Structure of the S glycoprotein NTD. (A) Ribbon drawing of the human galectin-3 carbohydrate recognition domain (CRD) bound to galactose (PDB ID 1A3K) (Seetharaman et al., 1998). The β-strands in the β-barrel are in light or dark blue, and a galactose ligand on the top of the β-sheet is shown as sticks, with carbons in yellow. N- and C-terminal ends are indicated in lowercase letters. (B) Ribbon drawing of the MHV NTD structure (PDB ID 3R4D) (Peng et al., 2011). The β-strands in the central galectin-like β-barrel are in light or dark blue, and those on the top of the sheet are in pink. The Asn residues at glycosylation sites and the attached glycans defined in the structure are shown as sticks, with carbons in yellow. Cysteine residues and disulphide bonds are shown as green sticks.

Fig. 9

MHV recognition of its CEACAM1 receptor. (A) The MHV NTD structure with the CEACAM1-binding surface.
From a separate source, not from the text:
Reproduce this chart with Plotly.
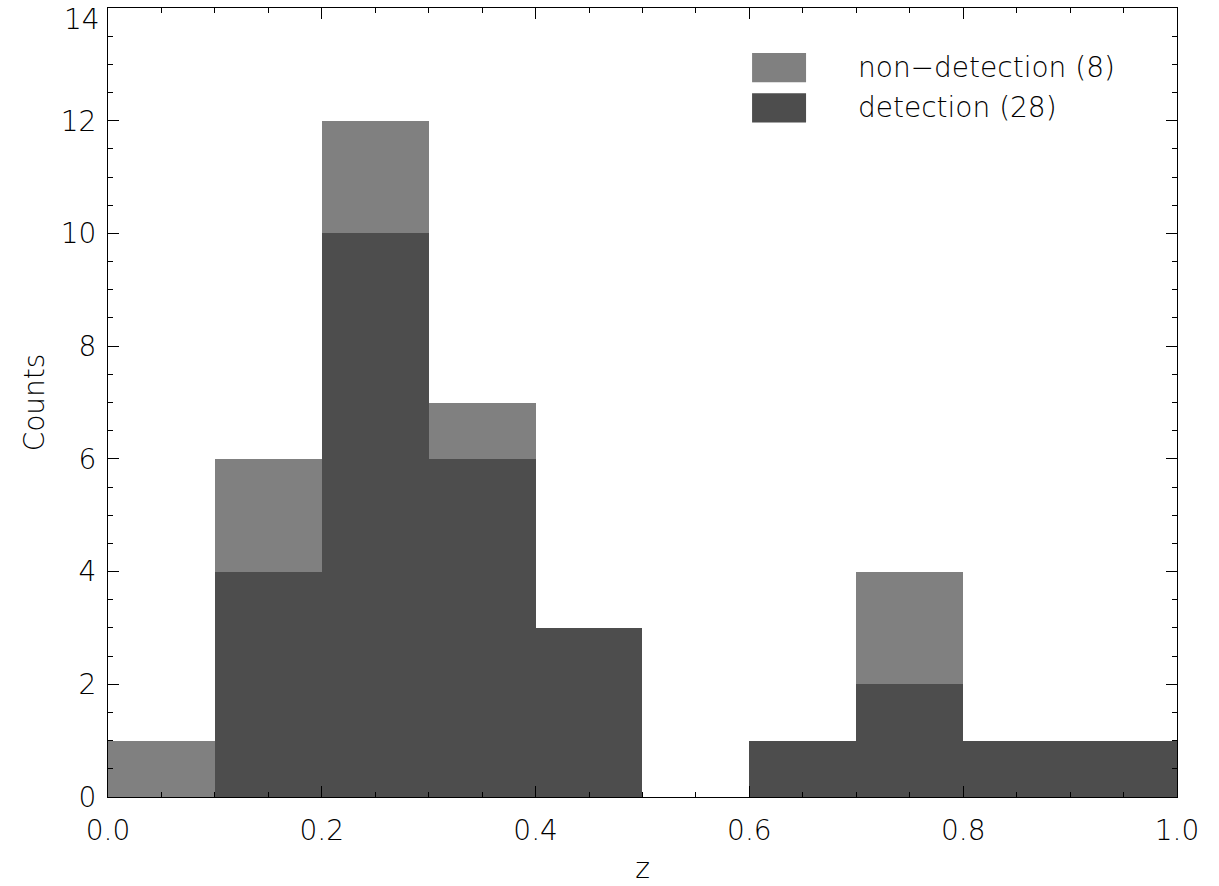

The NTD ribbon diagram is shown as in Fig. 8B. The surface of the N-terminal MHV residues that form a socket is shown in violet and that of the other receptor-binding residues is pink. MHV Leu160 in the bottom of the socket is shown in red. (B) The MHV NTD in complex with the CEACAM1 receptor (PDB ID 3R4D) (Peng et al., 2011). The CEACAM1 N-terminal D1 is shown in green, with the β-strands in the receptor-binding CFG β-sheet labeled. The side chain of CEACAM1 Ile41 that penetrates the NTD socket is shown as spheres. The MHV Leu160 in the socket and Leu174 that contacts the top of D1 are in red. (C) Key virus–receptor binding motifs. Side chains of some receptor-binding MHV residues are shown, with carbons in pink; the hydrophobic residues in the bottom of the socket and Leu174 are in magenta; the CEACAM1 residues are in green. Ile41 in the CC′ loop, the most important virus-binding motif in CEACAM-1 (Peng et al., 2011), is shown as spheres.

Fig. 10

Structural view of the multifunctional CoV S binding to host cell surface receptors. The two domains, NTD and RBD, of the S1 region that CoV use for attachment to cell surface molecules (Fig. 1) docked into the cryo-electron microscopy map (gray) of the trimeric SARS-CoV S (EMD-1423) (Beniac et al., 2006). Ribbon representations of the SARS-CoV RBD (yellow) and the MHV NTD (blue) alone or bound to ACE2 (Fig. 4B) and to CEACAM1 D1 (Fig. 9B), respectively.